Entries with chart source code:
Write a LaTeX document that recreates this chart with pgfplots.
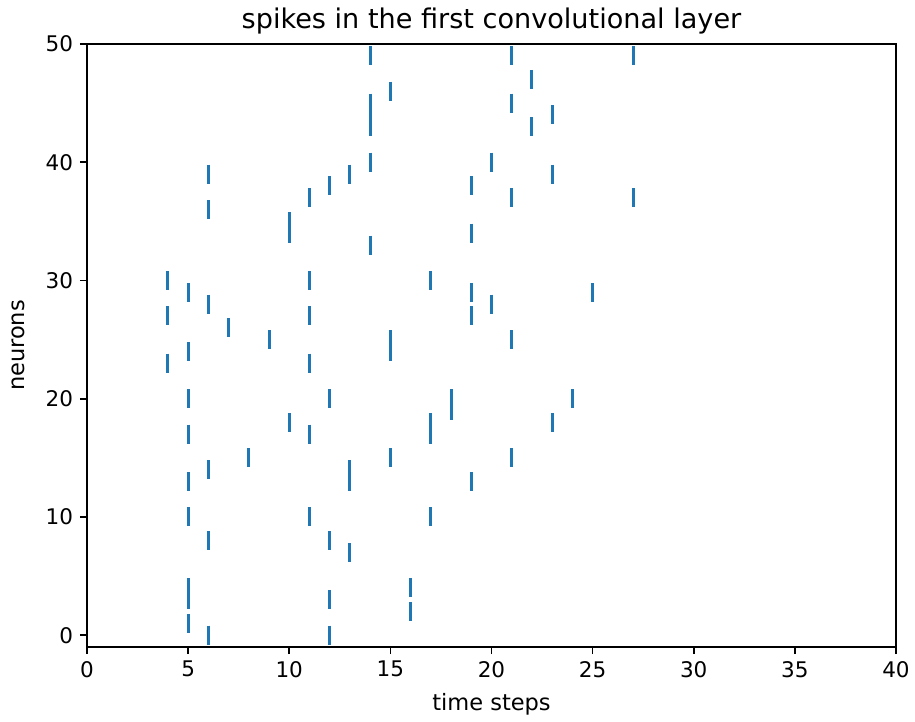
\documentclass[border=0pt]{standalone}
\usepackage{pgfplots}
\pgfplotsset{compat=1.18}
\usepackage{fontspec}
\setmainfont{DejaVu Sans}
\definecolor{tabblue}{HTML}{1F77B4}
\begin{document}
\begin{tikzpicture}
\begin{axis}[
  scale only axis, width=404.5bp, height=301.5bp,
  xmin=0, xmax=40, ymin=-1, ymax=50,
  xtick={0,5,...,40}, ytick={0,10,...,50},
  tick align=outside, tick pos=left, major tick length=3.5bp,
  tick label style={font=\fontsize{10.8}{12}\selectfont},
  /pgf/number format/assume math mode=true,
  title={spikes in the first convolutional layer},
  every axis title shift=0pt,
  title style={font=\fontsize{13.6}{15}\selectfont, at={(axis description cs:0.5,1.0249)}, anchor=base},
  xlabel={time steps}, ylabel={neurons},
  label style={font=\fontsize{11.3}{13}\selectfont},
  xlabel style={at={(axis description cs:0.5,-0.1061)}, anchor=base},
  ylabel style={at={(axis description cs:-0.077,0.5)}, anchor=base},
  axis line style={line width=0.8bp},
  every tick/.style={black, line width=0.8bp},
]
\addplot[only marks, mark=|, mark size=4.75bp, color=tabblue, mark options={line width=1.5bp}] table {
x y
4 30
4 27
4 23
5 29
5 24
5 20
5 17
5 13
5 10
5 4
5 3
5 1
6 39
6 36
6 28
6 14
6 8
6 0
7 26
8 15
9 25
10 35
10 34
10 18
11 37
11 30
11 27
11 23
11 17
11 10
12 38
12 20
12 8
12 3
12 0
13 39
13 14
13 13
13 7
14 49
14 45
14 44
14 43
14 40
14 33
15 46
15 25
15 24
15 15
16 4
16 2
17 30
17 18
17 17
17 10
18 20
18 19
19 38
19 34
19 29
19 27
19 13
20 40
20 28
21 49
21 45
21 37
21 25
21 15
22 47
22 43
23 44
23 39
23 18
24 20
25 29
27 49
27 37
};
\coordinate (bl) at (rel axis cs:0,0);
\coordinate (tr) at (rel axis cs:1,1);
\end{axis}
\pgfresetboundingbox
\path[use as bounding box] ([shift={(-43.5bp,-37.5bp)}]bl) rectangle ([shift={(9.5bp,22bp)}]tr);
\end{tikzpicture}
\end{document}
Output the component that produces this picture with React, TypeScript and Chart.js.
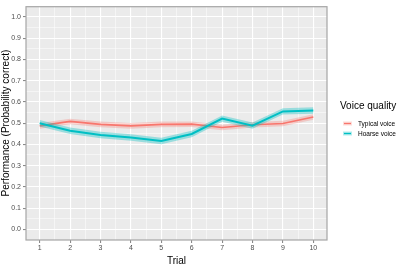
import React, { useEffect, useRef } from "react";
import { Chart, registerables } from "chart.js";

Chart.register(...registerables);

const trials = [1, 2, 3, 4, 5, 6, 7, 8, 9, 10];
const typicalVoice = [0.487, 0.508, 0.494, 0.487, 0.494, 0.495, 0.479, 0.492, 0.498, 0.529];
const hoarseVoice = [0.499, 0.464, 0.444, 0.432, 0.416, 0.449, 0.521, 0.488, 0.555, 0.559];
const typicalBand = 0.013;
const hoarseBand = 0.015;
const yTickLabels = ["0.0", "0.1", "0.2", "0.3", "0.4", "0.5", "0.6", "0.7", "0.8", "0.9", "1.0"];
const seriesNames = ["Typical voice", "Hoarse voice"];
const legendTitle = "Voice quality";
const xTitle = "Trial";
const yTitle = "Performance (Probability correct)";

const RED = "#F8766D";
const TEAL = "#00BFC4";
const FONT = "'Liberation Sans', Arial, sans-serif";

const pts = (vals: number[], off = 0) => vals.map((v, i) => ({ x: trials[i], y: v + off }));

const isMajorX = (v: number) => Math.abs(v - Math.round(v)) < 1e-6;
const isMajorY = (v: number) => Math.abs(v * 10 - Math.round(v * 10)) < 1e-6;

const framePlugin = {
  id: "frame",
  afterDraw(chart: any) {
    const { ctx, chartArea } = chart;
    ctx.save();
    ctx.strokeStyle = "#A6A6A6";
    ctx.lineWidth = 1.2;
    ctx.strokeRect(chartArea.left, chartArea.top + 0.5, chartArea.right - chartArea.left, chartArea.bottom - chartArea.top - 0.5);
    // legend
    ctx.fillStyle = "#000";
    ctx.font = `10px ${FONT}`;
    ctx.textBaseline = "alphabetic";
    ctx.textAlign = "left";
    ctx.fillText(legendTitle, 340, 109);
    const items = [
      { name: seriesNames[0], color: RED, band: "rgba(248,118,109,0.25)", y: 123.5 },
      { name: seriesNames[1], color: TEAL, band: "rgba(0,191,196,0.3)", y: 133.5 },
    ];
    ctx.font = `6.5px ${FONT}`;
    ctx.textBaseline = "middle";
    items.forEach((it) => {
      ctx.fillStyle = it.band;
      ctx.fillRect(343, it.y - 2, 9, 4);
      ctx.strokeStyle = it.color;
      ctx.lineWidth = 1.3;
      ctx.beginPath();
      ctx.moveTo(344, it.y);
      ctx.lineTo(351, it.y);
      ctx.stroke();
      ctx.fillStyle = "#000";
      ctx.fillText(it.name, 358, it.y + 0.5);
    });
    ctx.restore();
  },
};

const bgPlugin = {
  id: "panelbg",
  beforeDraw(chart: any) {
    const { ctx, chartArea } = chart;
    ctx.save();
    ctx.fillStyle = "#FFFFFF";
    ctx.fillRect(0, 0, chart.width, chart.height);
    ctx.fillStyle = "#EBEBEB";
    ctx.fillRect(chartArea.left, chartArea.top, chartArea.right - chartArea.left, chartArea.bottom - chartArea.top);
    ctx.restore();
  },
};

export default function App() {
  const ref = useRef<HTMLCanvasElement>(null);
  useEffect(() => {
    if (!ref.current) return;
    const chart = new Chart(ref.current, {
      type: "line",
      data: {
        datasets: [
          { label: "t-up", data: pts(typicalVoice, typicalBand), borderWidth: 0, pointRadius: 0, fill: false, backgroundColor: "rgba(248,118,109,0.3)", order: 4 } as any,
          { label: "t-lo", data: pts(typicalVoice, -typicalBand), borderWidth: 0, pointRadius: 0, fill: "-1", backgroundColor: "rgba(248,118,109,0.3)", order: 4 } as any,
          { label: seriesNames[0], data: pts(typicalVoice), borderColor: RED, borderWidth: 1.6, pointRadius: 0, fill: false, tension: 0, order: 3 } as any,
          { label: "h-up", data: pts(hoarseVoice, hoarseBand), borderWidth: 0, pointRadius: 0, fill: false, backgroundColor: "rgba(0,191,196,0.35)", order: 2 } as any,
          { label: "h-lo", data: pts(hoarseVoice, -hoarseBand), borderWidth: 0, pointRadius: 0, fill: "-1", backgroundColor: "rgba(0,191,196,0.35)", order: 2 } as any,
          { label: seriesNames[1], data: pts(hoarseVoice), borderColor: TEAL, borderWidth: 2, pointRadius: 0, fill: false, tension: 0, order: 1 } as any,
        ],
      },
      options: {
        responsive: false,
        animation: false,
        events: [],
        layout: { padding: { top: 0, right: 73, left: 0, bottom: 0 } },
        plugins: { legend: { display: false }, tooltip: { enabled: false } },
        scales: {
          x: {
            type: "linear",
            min: 0.55,
            max: 10.45,
            afterBuildTicks: (s: any) => {
              const t = [];
              for (let v = 1; v <= 10.001; v += 0.5) t.push({ value: v });
              s.ticks = t;
            },
            afterFit: (s: any) => {
              s.height = 26;
            },
            border: { display: false },
            grid: {
              color: "#FFFFFF",
              lineWidth: (c: any) => (isMajorX(c.tick.value) ? 1.1 : 0.5),
              tickColor: (c: any) => (isMajorX(c.tick.value) ? "#8A8A8A" : "rgba(0,0,0,0)"),
              tickLength: 3,
              drawTicks: true,
            },
            ticks: {
              autoSkip: false,
              maxRotation: 0,
              padding: 1,
              color: "#4D4D4D",
              font: { family: FONT, size: 7 },
              callback: (v: any) => (isMajorX(Number(v)) ? String(Math.round(Number(v))) : ""),
            },
            title: { display: true, text: xTitle, color: "#000", font: { family: FONT, size: 10 }, padding: { top: 0, bottom: -1 } },
          },
          y: {
            type: "linear",
            min: -0.05,
            max: 1.05,
            afterBuildTicks: (s: any) => {
              const t = [];
              for (let i = 0; i <= 20; i++) t.push({ value: i * 0.05 });
              s.ticks = t;
            },
            afterFit: (s: any) => {
              s.width = 26;
            },
            border: { display: false },
            grid: {
              color: "#FFFFFF",
              lineWidth: (c: any) => (isMajorY(c.tick.value) ? 1.1 : 0.5),
              tickColor: (c: any) => (isMajorY(c.tick.value) ? "#8A8A8A" : "rgba(0,0,0,0)"),
              tickLength: 3,
              drawTicks: true,
            },
            ticks: {
              autoSkip: false,
              padding: 2,
              color: "#4D4D4D",
              font: { family: FONT, size: 7 },
              callback: (v: any) => {
                const n = Number(v);
                return isMajorY(n) ? yTickLabels[Math.round(n * 10)] : "";
              },
            },
            title: { display: true, text: yTitle, color: "#000", font: { family: FONT, size: 10 }, padding: { top: 0, bottom: 0 } },
          },
        },
      },
      plugins: [bgPlugin, framePlugin],
    } as any);
    return () => chart.destroy();
  }, []);
  return (
    <div style={{ position: "absolute", left: 0, top: 0, width: 400, height: 266, background: "#fff" }}>
      <canvas ref={ref} width={400} height={266} style={{ display: "block", width: 400, height: 266 }} />
    </div>
  );
}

Stated exercise
Each line in the entries above that includes the string "React" should be extracted.

Final result
Output the component that produces this picture with React, TypeScript and Chart.js.
import React, { useEffect, useRef } from "react";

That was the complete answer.